◆ **Set task**
Leave out the pictures and set down exactly the lines from the start of the listing through the one with "7440, 7300];", both included.

>>>>

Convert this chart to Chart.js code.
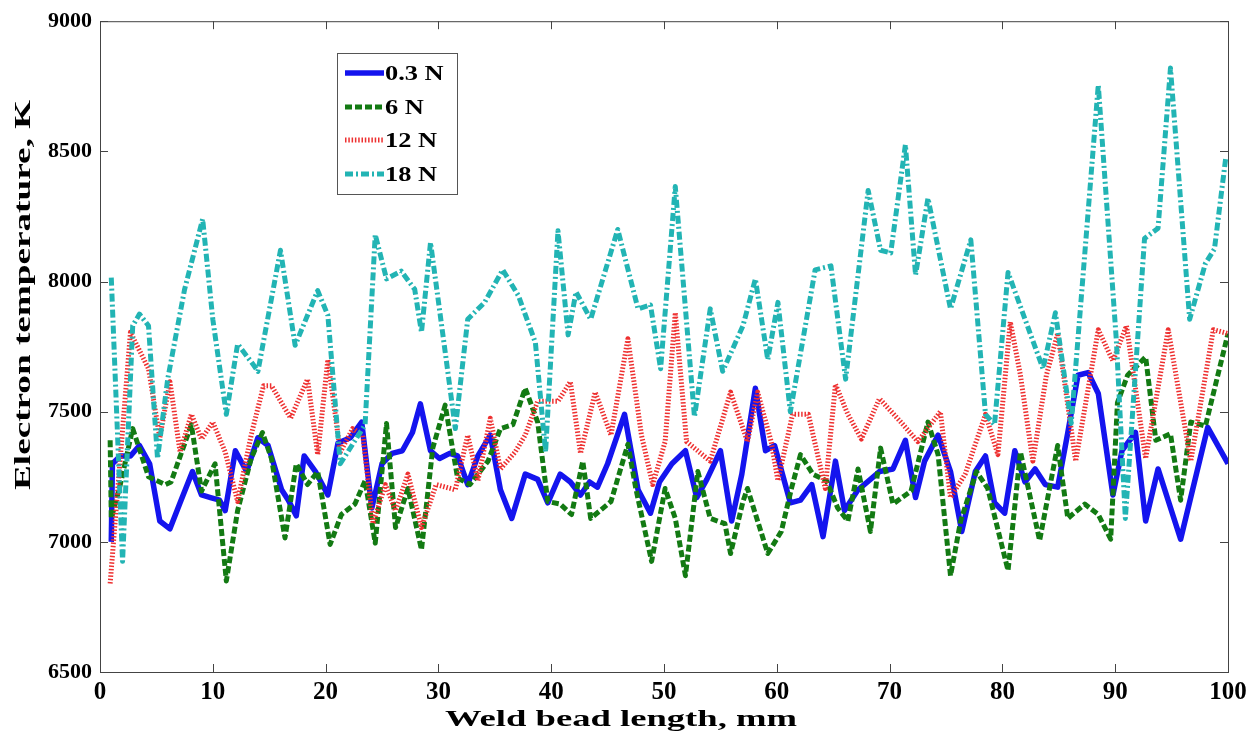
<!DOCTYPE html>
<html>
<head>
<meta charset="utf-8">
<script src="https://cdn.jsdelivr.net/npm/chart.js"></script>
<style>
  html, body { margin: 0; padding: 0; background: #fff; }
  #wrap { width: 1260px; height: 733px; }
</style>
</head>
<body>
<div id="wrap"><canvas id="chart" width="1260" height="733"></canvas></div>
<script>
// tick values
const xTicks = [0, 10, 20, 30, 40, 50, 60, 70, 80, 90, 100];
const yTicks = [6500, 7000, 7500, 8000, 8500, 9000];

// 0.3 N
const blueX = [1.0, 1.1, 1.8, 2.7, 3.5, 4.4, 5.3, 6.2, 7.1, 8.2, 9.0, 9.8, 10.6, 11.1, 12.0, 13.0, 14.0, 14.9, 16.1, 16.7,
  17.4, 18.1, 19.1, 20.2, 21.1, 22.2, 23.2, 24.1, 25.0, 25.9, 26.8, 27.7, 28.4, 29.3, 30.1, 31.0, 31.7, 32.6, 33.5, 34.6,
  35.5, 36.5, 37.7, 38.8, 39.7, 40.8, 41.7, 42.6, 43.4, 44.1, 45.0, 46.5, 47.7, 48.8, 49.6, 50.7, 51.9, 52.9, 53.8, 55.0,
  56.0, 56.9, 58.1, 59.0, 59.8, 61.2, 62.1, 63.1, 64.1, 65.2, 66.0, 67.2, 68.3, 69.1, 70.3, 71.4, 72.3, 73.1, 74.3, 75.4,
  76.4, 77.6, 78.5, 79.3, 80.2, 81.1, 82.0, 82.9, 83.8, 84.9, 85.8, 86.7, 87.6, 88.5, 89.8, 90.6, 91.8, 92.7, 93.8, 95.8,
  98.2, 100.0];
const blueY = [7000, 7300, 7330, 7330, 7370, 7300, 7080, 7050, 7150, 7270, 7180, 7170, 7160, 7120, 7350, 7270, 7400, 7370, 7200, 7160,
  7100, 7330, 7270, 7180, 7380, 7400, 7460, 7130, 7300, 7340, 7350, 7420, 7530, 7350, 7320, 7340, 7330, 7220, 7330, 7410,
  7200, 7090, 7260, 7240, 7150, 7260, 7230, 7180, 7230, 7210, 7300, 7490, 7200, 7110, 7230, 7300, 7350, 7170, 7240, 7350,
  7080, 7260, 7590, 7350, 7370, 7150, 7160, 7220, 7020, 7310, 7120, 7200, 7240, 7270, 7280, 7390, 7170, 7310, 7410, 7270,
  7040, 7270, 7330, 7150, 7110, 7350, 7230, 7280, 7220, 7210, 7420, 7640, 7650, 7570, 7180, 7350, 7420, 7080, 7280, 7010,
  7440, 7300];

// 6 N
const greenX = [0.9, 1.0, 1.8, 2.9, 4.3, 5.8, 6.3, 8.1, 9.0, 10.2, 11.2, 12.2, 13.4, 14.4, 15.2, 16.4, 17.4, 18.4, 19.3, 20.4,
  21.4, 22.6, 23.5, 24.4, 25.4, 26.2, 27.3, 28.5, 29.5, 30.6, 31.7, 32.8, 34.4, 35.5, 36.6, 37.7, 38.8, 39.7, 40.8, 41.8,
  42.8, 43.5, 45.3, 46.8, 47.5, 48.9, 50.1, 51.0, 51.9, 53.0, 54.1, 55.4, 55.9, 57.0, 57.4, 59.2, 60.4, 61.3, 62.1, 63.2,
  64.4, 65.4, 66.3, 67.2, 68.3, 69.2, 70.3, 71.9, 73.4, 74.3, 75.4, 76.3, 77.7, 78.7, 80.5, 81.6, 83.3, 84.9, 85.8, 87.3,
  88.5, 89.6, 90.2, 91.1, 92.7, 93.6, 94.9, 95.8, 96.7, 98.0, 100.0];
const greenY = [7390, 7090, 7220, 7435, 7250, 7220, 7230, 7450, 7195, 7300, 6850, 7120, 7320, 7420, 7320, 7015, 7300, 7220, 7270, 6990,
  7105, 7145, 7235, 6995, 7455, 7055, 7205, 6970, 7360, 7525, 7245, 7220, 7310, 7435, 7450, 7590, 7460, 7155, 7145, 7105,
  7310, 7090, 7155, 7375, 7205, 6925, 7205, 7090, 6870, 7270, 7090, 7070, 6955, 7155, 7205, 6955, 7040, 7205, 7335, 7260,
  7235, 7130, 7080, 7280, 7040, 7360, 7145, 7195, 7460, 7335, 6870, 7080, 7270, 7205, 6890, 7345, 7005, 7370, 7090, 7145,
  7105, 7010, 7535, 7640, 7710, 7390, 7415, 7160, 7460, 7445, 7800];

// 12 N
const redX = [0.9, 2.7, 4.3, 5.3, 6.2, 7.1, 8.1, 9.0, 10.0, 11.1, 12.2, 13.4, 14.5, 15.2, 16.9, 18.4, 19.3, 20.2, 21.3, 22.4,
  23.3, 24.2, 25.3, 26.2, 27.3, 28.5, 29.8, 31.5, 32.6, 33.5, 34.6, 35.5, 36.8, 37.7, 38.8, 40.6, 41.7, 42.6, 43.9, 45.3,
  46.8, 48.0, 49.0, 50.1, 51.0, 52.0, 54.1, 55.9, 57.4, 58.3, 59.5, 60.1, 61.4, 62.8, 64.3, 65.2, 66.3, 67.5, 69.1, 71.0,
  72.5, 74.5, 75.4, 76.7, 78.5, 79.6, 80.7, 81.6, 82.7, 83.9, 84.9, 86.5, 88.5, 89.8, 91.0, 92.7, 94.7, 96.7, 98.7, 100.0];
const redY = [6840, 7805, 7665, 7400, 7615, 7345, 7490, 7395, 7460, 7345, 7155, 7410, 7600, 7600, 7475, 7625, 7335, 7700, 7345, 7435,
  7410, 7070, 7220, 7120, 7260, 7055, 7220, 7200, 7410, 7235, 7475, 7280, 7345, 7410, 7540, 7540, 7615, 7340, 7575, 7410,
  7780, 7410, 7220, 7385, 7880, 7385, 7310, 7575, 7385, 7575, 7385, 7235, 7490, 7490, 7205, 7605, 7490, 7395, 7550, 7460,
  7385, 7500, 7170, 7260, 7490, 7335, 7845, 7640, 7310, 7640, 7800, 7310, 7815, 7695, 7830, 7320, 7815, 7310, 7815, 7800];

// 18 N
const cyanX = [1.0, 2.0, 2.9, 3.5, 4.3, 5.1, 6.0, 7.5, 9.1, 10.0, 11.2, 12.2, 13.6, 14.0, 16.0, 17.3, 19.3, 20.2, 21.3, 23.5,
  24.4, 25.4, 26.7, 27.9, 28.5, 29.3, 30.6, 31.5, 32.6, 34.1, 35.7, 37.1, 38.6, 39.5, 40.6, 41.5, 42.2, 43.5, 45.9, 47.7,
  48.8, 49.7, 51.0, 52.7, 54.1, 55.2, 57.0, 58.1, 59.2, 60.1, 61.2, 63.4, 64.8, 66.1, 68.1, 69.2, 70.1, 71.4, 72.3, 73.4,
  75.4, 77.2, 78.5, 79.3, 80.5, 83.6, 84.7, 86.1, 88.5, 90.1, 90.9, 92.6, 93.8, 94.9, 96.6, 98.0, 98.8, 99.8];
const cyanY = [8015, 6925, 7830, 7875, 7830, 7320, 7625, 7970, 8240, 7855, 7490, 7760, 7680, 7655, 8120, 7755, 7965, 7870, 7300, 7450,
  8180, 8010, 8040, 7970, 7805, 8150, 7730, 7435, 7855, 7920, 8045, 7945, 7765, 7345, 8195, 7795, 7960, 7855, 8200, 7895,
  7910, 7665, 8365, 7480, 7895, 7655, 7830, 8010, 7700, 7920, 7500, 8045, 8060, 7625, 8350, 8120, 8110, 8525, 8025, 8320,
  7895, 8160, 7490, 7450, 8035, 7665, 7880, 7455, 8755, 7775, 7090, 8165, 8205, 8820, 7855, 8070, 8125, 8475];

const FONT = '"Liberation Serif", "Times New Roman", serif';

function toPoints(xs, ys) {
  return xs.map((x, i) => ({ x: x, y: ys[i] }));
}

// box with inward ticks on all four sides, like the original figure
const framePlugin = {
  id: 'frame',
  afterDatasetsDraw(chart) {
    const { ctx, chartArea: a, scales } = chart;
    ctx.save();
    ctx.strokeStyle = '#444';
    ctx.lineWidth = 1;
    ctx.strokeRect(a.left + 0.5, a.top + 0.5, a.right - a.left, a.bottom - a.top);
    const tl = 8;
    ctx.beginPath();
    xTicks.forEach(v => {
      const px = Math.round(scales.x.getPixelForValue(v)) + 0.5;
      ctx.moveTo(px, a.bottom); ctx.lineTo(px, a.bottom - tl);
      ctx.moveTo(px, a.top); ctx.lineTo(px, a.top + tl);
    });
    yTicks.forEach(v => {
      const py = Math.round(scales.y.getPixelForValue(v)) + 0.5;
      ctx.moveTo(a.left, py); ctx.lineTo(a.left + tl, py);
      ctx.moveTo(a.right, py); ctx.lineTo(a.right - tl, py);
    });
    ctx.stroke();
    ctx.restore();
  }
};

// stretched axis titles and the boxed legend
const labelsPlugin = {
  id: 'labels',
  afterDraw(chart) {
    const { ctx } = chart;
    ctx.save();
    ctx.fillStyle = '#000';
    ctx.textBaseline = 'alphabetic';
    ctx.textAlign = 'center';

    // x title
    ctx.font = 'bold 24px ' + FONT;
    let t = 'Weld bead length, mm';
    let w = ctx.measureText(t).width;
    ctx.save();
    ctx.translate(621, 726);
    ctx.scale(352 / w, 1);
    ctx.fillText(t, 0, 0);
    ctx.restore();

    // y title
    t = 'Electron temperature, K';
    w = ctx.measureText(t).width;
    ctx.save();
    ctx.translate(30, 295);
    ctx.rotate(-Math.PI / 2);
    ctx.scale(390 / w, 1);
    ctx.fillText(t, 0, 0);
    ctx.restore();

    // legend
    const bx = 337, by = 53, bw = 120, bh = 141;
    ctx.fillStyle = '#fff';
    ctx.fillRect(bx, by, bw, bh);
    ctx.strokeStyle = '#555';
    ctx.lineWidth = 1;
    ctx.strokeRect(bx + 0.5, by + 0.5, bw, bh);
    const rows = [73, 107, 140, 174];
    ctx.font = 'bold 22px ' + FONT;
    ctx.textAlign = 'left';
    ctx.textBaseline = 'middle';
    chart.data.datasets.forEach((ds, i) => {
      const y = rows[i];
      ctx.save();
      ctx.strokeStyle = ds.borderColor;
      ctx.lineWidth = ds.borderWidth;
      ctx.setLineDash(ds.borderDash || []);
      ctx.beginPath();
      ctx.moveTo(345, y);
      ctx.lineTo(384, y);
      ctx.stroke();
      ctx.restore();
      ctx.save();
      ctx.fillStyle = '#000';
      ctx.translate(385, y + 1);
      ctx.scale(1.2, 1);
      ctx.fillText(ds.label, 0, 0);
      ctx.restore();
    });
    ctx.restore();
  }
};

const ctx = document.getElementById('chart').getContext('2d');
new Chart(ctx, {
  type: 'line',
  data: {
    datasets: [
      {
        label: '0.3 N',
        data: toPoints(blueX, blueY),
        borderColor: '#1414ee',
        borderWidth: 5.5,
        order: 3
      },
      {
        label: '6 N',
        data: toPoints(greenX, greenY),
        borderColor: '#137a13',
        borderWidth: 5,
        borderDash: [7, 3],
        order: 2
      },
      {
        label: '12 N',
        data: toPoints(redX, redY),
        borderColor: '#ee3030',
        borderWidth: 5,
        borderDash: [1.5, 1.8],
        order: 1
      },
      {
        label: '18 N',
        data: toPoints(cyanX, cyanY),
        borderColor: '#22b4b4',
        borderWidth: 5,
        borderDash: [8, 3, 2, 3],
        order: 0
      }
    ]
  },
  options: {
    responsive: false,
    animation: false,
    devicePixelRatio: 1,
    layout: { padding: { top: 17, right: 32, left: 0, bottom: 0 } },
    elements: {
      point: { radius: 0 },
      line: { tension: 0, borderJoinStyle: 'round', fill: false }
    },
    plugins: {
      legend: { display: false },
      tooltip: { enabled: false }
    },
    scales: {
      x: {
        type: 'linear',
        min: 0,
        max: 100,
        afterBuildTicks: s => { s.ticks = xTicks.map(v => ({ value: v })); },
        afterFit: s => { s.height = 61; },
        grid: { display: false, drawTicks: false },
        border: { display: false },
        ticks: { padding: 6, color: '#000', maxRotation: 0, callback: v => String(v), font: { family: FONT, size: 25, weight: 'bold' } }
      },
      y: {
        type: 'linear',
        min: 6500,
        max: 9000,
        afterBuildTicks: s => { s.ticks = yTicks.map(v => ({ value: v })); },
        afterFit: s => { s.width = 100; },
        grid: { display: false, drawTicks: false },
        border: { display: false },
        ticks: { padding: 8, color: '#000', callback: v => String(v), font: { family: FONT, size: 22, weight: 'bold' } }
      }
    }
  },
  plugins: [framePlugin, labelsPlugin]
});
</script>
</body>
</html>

<<<<

◆ **Written answer**
Convert this chart to Chart.js code.
<!DOCTYPE html>
<html>
<head>
<meta charset="utf-8">
<script src="https://cdn.jsdelivr.net/npm/chart.js"></script>
<style>
  html, body { margin: 0; padding: 0; background: #fff; }
  #wrap { width: 1260px; height: 733px; }
</style>
</head>
<body>
<div id="wrap"><canvas id="chart" width="1260" height="733"></canvas></div>
<script>
// tick values
const xTicks = [0, 10, 20, 30, 40, 50, 60, 70, 80, 90, 100];
const yTicks = [6500, 7000, 7500, 8000, 8500, 9000];

// 0.3 N
const blueX = [1.0, 1.1, 1.8, 2.7, 3.5, 4.4, 5.3, 6.2, 7.1, 8.2, 9.0, 9.8, 10.6, 11.1, 12.0, 13.0, 14.0, 14.9, 16.1, 16.7,
  17.4, 18.1, 19.1, 20.2, 21.1, 22.2, 23.2, 24.1, 25.0, 25.9, 26.8, 27.7, 28.4, 29.3, 30.1, 31.0, 31.7, 32.6, 33.5, 34.6,
  35.5, 36.5, 37.7, 38.8, 39.7, 40.8, 41.7, 42.6, 43.4, 44.1, 45.0, 46.5, 47.7, 48.8, 49.6, 50.7, 51.9, 52.9, 53.8, 55.0,
  56.0, 56.9, 58.1, 59.0, 59.8, 61.2, 62.1, 63.1, 64.1, 65.2, 66.0, 67.2, 68.3, 69.1, 70.3, 71.4, 72.3, 73.1, 74.3, 75.4,
  76.4, 77.6, 78.5, 79.3, 80.2, 81.1, 82.0, 82.9, 83.8, 84.9, 85.8, 86.7, 87.6, 88.5, 89.8, 90.6, 91.8, 92.7, 93.8, 95.8,
  98.2, 100.0];
const blueY = [7000, 7300, 7330, 7330, 7370, 7300, 7080, 7050, 7150, 7270, 7180, 7170, 7160, 7120, 7350, 7270, 7400, 7370, 7200, 7160,
  7100, 7330, 7270, 7180, 7380, 7400, 7460, 7130, 7300, 7340, 7350, 7420, 7530, 7350, 7320, 7340, 7330, 7220, 7330, 7410,
  7200, 7090, 7260, 7240, 7150, 7260, 7230, 7180, 7230, 7210, 7300, 7490, 7200, 7110, 7230, 7300, 7350, 7170, 7240, 7350,
  7080, 7260, 7590, 7350, 7370, 7150, 7160, 7220, 7020, 7310, 7120, 7200, 7240, 7270, 7280, 7390, 7170, 7310, 7410, 7270,
  7040, 7270, 7330, 7150, 7110, 7350, 7230, 7280, 7220, 7210, 7420, 7640, 7650, 7570, 7180, 7350, 7420, 7080, 7280, 7010,
  7440, 7300];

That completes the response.